Yeah, I’m flying out today actually!

Exciting! Do you have family and friends over there? 

Yeah, I’ve got a lot of friends who live over there so that’s super helpful. 

And you’ve got some shows coming up too? 

I’ve got a run of shows across Europe over the summer. That’s gonna be really exciting. I’ve played there a couple of times over the last year or so, so it’s gonna be nice to be based there and just be able to travel throughout Europe.

Any particular shows that you’re excited about coming up?

Yeah, there’s a couple over the summer that are going to be really exciting. A couple where I’m playing back-to-back with CRUSH3d. We’ve played a few shows back-to-back now over in Europe, and he’s one of my closest friends. So it’s always nice being up there and DJing with someone else. Sometimes it can get a bit lonely by yourself. 
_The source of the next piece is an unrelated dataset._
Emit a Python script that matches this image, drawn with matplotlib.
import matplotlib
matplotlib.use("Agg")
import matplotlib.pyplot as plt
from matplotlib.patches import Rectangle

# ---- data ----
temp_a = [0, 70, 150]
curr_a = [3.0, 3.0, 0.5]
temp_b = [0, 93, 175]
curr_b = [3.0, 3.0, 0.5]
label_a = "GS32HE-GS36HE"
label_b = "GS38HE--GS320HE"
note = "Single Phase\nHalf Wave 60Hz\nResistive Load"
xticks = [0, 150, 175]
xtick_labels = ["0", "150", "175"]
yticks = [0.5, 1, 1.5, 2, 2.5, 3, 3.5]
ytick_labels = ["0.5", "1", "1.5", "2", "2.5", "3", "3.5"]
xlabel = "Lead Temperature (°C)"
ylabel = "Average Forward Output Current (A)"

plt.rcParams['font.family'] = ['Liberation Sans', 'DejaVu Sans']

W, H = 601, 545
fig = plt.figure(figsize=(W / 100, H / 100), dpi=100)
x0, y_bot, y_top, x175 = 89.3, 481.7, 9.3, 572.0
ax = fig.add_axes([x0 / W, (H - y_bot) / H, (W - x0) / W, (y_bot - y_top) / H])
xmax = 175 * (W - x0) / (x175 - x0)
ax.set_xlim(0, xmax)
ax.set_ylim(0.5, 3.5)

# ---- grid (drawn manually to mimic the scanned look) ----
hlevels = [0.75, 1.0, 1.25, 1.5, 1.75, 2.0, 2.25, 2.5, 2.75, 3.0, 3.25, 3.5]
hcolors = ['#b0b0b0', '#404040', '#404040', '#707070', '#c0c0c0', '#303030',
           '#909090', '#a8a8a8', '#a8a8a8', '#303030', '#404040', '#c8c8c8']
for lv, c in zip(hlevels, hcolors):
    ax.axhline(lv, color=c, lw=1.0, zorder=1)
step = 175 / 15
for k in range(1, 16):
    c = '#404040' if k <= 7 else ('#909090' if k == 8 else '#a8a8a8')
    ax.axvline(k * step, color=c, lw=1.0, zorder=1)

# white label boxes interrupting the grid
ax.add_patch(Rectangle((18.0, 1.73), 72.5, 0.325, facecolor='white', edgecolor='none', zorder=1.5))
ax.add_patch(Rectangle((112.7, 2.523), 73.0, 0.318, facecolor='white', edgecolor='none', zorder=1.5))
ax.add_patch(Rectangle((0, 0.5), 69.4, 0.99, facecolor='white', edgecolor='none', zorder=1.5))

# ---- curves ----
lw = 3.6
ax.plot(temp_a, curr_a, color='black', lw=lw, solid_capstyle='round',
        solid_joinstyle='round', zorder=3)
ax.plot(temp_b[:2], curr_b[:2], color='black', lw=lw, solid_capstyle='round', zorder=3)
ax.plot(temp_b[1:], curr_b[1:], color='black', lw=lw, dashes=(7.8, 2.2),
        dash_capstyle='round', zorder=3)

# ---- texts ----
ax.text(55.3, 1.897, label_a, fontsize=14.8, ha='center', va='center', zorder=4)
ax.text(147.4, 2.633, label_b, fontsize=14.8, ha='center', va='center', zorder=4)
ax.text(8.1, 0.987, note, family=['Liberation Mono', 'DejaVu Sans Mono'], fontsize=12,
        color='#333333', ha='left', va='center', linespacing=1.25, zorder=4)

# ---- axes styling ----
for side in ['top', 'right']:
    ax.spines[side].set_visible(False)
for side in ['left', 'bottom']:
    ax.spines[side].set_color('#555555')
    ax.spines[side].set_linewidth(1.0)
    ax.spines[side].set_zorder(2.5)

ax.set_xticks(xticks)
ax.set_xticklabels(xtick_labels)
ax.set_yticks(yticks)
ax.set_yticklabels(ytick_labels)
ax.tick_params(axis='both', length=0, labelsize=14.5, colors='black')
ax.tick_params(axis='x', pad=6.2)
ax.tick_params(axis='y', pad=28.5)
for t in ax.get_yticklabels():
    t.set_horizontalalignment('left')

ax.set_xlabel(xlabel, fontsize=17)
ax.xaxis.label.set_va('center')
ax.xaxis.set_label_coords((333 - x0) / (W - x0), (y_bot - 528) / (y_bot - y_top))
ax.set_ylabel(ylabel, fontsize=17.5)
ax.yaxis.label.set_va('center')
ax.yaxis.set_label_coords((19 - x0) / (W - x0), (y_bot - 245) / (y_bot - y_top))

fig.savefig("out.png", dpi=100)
You have a new single, “The Ride”, on the way. What can you tell us about that? 

That’s actually one of the ones I played in the Boiler Room, one of the unreleased tracks. It’s a bit more club-friendly than some of the other stuff on the album. It feels like the perfect track for a European summer. 

What advice would you give to aspiring musicians trying to navigate the music industry?

My main advice would be to stay true to yourself. Once you know what you want to do, don’t let anyone else compromise your vision too much. If you feel like your music doesn’t fit any record label, that’s not necessarily a bad thing. Just stay true to your own vision, and you can do it by yourself. It’s much easier these days to release music independently, and it’s a powerful thing. So, stick to your vision and be strong with that.

Social media plays such a huge role. What’s your relationship with it? 

It’s such an amazing way to connect with people all over the world. It’s also hard because you feel like you have to stay constantly active and engage with people all the time. Sometimes I have a hard time with that, but the opportunities you get from it make it worth it. It’s kind of a necessary evil for up-and-coming artists.